After the public admission of the original creators, crop circle activity skyrocketed. Each new design sought to be more complex than earlier designs. Today crop circle designs have increased in complexity to the point where they have become an art form in and of themselves.

In an interview with Mark Pilkington, crop circle maker John Lundberg spoke about this change in crop circle designs,

"I am rather envious of circle makers in other countries. Expectations about the size and complexity of formations that appear in the UK are now very high, whereas the rather shabby looking Russian formation made the national news. Even Vasily Belchenko, deputy secretary of the Russian Security Council, was on site gushing about its origin: 'There is no doubt that it was not man-made... an unknown object definitely landed there.' If the same formation appeared in the UK it would undoubtedly be virtually ignored by researchers and the media alike."

Because the majority circles occur in the Avebury close to ancient sites such as earth barrows or mounds, white horses carved into the chalk hills, and stone circles, it has been hypothesised that crop circles are of paranormal origin. Some of the alternative theories that were bounced around include alien spacecraft landings, UFO's, mini tornadoes, ball lightning, and "plasma vortices".

How the Patterns are Created

Crop artists tend to use a map and computers to plot their circles out beforehand and some use GPS devices to help them create large patterns. Some also use more traditional techniques such as dowsing rods to identify prime locations.

Siting a crop circle above underground streams or in magnetic fields is thought to add authenticity to the circle while also helping to baffle those who want to unravel their mystery.

Venturing out in broad daylight can ruin the mystery of how a crop circle appeared so they tend to be created at night, away from the prying eyes of unsuspecting locals. Torches can attract attention, so instead the crop circle creators prefer to work by the light provided by the stars or moon after allowing time for their eyes to become accustomed to the dark.

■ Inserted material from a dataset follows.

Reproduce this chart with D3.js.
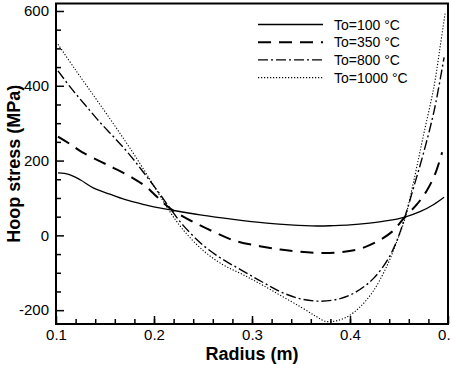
<!DOCTYPE html>
<html>
<head>
<meta charset="utf-8">
<script src="https://cdn.jsdelivr.net/npm/d3@7"></script>
<style>
	body { margin: 0; background: #fff; }
	svg { display: block; }
	.tick text { font-family: "Liberation Sans", Arial, sans-serif; font-size: 15px; fill: #000; }
	.axisTitle { font-family: "Liberation Sans", Arial, sans-serif; font-size: 18px; font-weight: bold; fill: #000; }
	.legendText { font-family: "Liberation Sans", Arial, sans-serif; font-size: 14px; fill: #000; }
</style>
</head>
<body>
<script>
	// data
	var seriesLabels = ["To=100 °C", "To=350 °C", "To=800 °C", "To=1000 °C"];

	var radius100 = [0.102, 0.113, 0.125, 0.138, 0.155, 0.17, 0.19, 0.2, 0.217, 0.247, 0.281, 0.315, 0.339, 0.366, 0.383, 0.4, 0.42, 0.44, 0.456, 0.472, 0.485, 0.496];
	var stress100 = [167, 163, 148, 127, 110, 96, 82, 76, 68, 55, 43, 33, 28, 25, 26, 28, 33, 40, 49, 64, 82, 102];

	var radius350 = [0.102, 0.115, 0.127, 0.145, 0.159, 0.178, 0.193, 0.203, 0.217, 0.234, 0.254, 0.281, 0.308, 0.329, 0.349, 0.37, 0.39, 0.41, 0.428, 0.443, 0.456, 0.468, 0.478, 0.487, 0.494];
	var stress350 = [264, 243, 222, 198, 180, 154, 128, 103, 71, 44, 18, -13, -29, -38, -44, -47, -45, -36, -16, 10, 49, 82, 118, 165, 222];

	var radius800 = [0.102, 0.115, 0.13, 0.145, 0.16, 0.175, 0.19, 0.205, 0.217, 0.23, 0.25, 0.27, 0.29, 0.31, 0.33, 0.35, 0.37, 0.39, 0.407, 0.424, 0.438, 0.448, 0.456, 0.465, 0.475, 0.486, 0.496];
	var stress800 = [440, 395, 348, 302, 260, 216, 166, 114, 70, 26, -26, -64, -94, -124, -152, -170, -176, -169, -150, -115, -67, -13, 49, 129, 220, 335, 476];

	var radius1000 = [0.102, 0.12, 0.14, 0.16, 0.18, 0.2, 0.215, 0.23, 0.25, 0.27, 0.29, 0.31, 0.33, 0.35, 0.365, 0.375, 0.385, 0.397, 0.41, 0.424, 0.438, 0.448, 0.456, 0.465, 0.475, 0.486, 0.492, 0.497];
	var stress1000 = [511, 442, 368, 293, 215, 132, 68, 14, -40, -78, -104, -132, -162, -192, -216, -230, -229, -218, -192, -148, -80, -15, 44, 145, 268, 402, 505, 593];

	var xTicksMajor = [0.1, 0.2, 0.3, 0.4, 0.5];
	var yTicksMajor = [-200, 0, 200, 400, 600];

	var width = 451, height = 365;
	var margin = { top: 3.5, right: 3, bottom: 41, left: 56 };
	var plotW = width - margin.left - margin.right,
		plotH = height - margin.top - margin.bottom;

	var svg = d3.select("body").append("svg")
		.attr("width", width)
		.attr("height", height);

	var g = svg.append("g")
		.attr("transform", "translate(" + margin.left + "," + margin.top + ")");

	var x = d3.scaleLinear().domain([0.1, 0.5]).range([0, plotW]);
	var y = d3.scaleLinear().domain([-237, 620]).range([plotH, 0]);

	// minor ticks (no labels), pointing inward
	g.append("g")
		.attr("transform", "translate(0," + plotH + ")")
		.call(d3.axisBottom(x).tickValues(d3.range(0.12, 0.5, 0.02)).tickSize(-5).tickFormat(""))
		.call(a => a.select(".domain").remove());
	g.append("g")
		.call(d3.axisLeft(y).tickValues(d3.range(-150, 600, 50).filter(v => v % 200 !== 0)).tickSize(-5).tickFormat(""))
		.call(a => a.select(".domain").remove());

	// major ticks with labels
	g.append("g")
		.attr("transform", "translate(0," + plotH + ")")
		.call(d3.axisBottom(x).tickValues(xTicksMajor).tickSize(-8).tickPadding(5).tickFormat(d3.format(".1f")))
		.call(a => a.select(".domain").remove());
	g.append("g")
		.call(d3.axisLeft(y).tickValues(yTicksMajor).tickSize(-8).tickPadding(7).tickFormat(d => String(d)))
		.call(a => a.select(".domain").remove());

	g.selectAll(".tick line").attr("stroke", "#000").attr("stroke-width", 1.5);

	// series
	var lineStyles = [
		{ dash: null, w: 1.3 },
		{ dash: "13,8", w: 2 },
		{ dash: "10,3,2,3", w: 1.4 },
		{ dash: "1.2,1.8", w: 1.1 }
	];
	var seriesData = [
		[radius100, stress100],
		[radius350, stress350],
		[radius800, stress800],
		[radius1000, stress1000]
	];

	var line = d3.line()
		.x(d => x(d[0]))
		.y(d => y(d[1]))
		.curve(d3.curveCatmullRom.alpha(0.5));

	g.append("defs").append("clipPath").attr("id", "plotclip")
		.append("rect").attr("width", plotW).attr("height", plotH);

	var plotArea = g.append("g").attr("clip-path", "url(#plotclip)");
	seriesData.forEach(function(s, i) {
		var pts = s[0].map((r, j) => [r, s[1][j]]);
		plotArea.append("path")
			.datum(pts)
			.attr("fill", "none")
			.attr("stroke", "#000")
			.attr("stroke-width", lineStyles[i].w)
			.attr("stroke-dasharray", lineStyles[i].dash)
			.attr("d", line);
	});

	// frame
	g.append("rect")
		.attr("width", plotW)
		.attr("height", plotH)
		.attr("fill", "none")
		.attr("stroke", "#000")
		.attr("stroke-width", 2);

	// legend
	var legend = g.append("g").attr("transform", "translate(" + (258 - margin.left) + "," + (24.5 - margin.top) + ")");
	seriesLabels.forEach(function(label, i) {
		var row = legend.append("g").attr("transform", "translate(0," + (i * 17.7) + ")");
		row.append("line")
			.attr("x1", 0).attr("x2", 65)
			.attr("stroke", "#000")
			.attr("stroke-width", lineStyles[i].w)
			.attr("stroke-dasharray", lineStyles[i].dash);
		row.append("text")
			.attr("class", "legendText")
			.attr("x", 76)
			.attr("y", 5)
			.text(label);
	});

	// axis titles
	svg.append("text")
		.attr("class", "axisTitle")
		.attr("text-anchor", "middle")
		.attr("x", margin.left + x(0.3))
		.attr("y", 360)
		.text("Radius (m)");

	svg.append("text")
		.attr("class", "axisTitle")
		.attr("text-anchor", "middle")
		.attr("transform", "translate(20," + (margin.top + plotH / 2) + ")rotate(-90)")
		.text("Hoop stress (MPa)");
</script>
</body>
</html>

By entering fields on existing tractor tracks and paths, crop circle creators can help to disguise how the crop circle got there. Sticking to hard ground also avoids leaving foot prints while careful movement through the growing plants helps to minimise signs that they were there. Once at the location for the pattern, they try to only walk in areas where the crop will be flattened so their presence can go undetected, helping to add to the mystery.

Using tape or string, most crop artists will measure out the design. Some crop circle creators use surveying equipment to help ensure their shapes are perfectly geometric and to keep lines straight.

Traditionally, rope attached to the plank is looped over the shoulders and a foot is pressed onto the wood, pressing it forward and down. This folds the stems and bends them in a regular pattern. By advancing in a shuffling gait they can bend all of the plants in the same, regular way.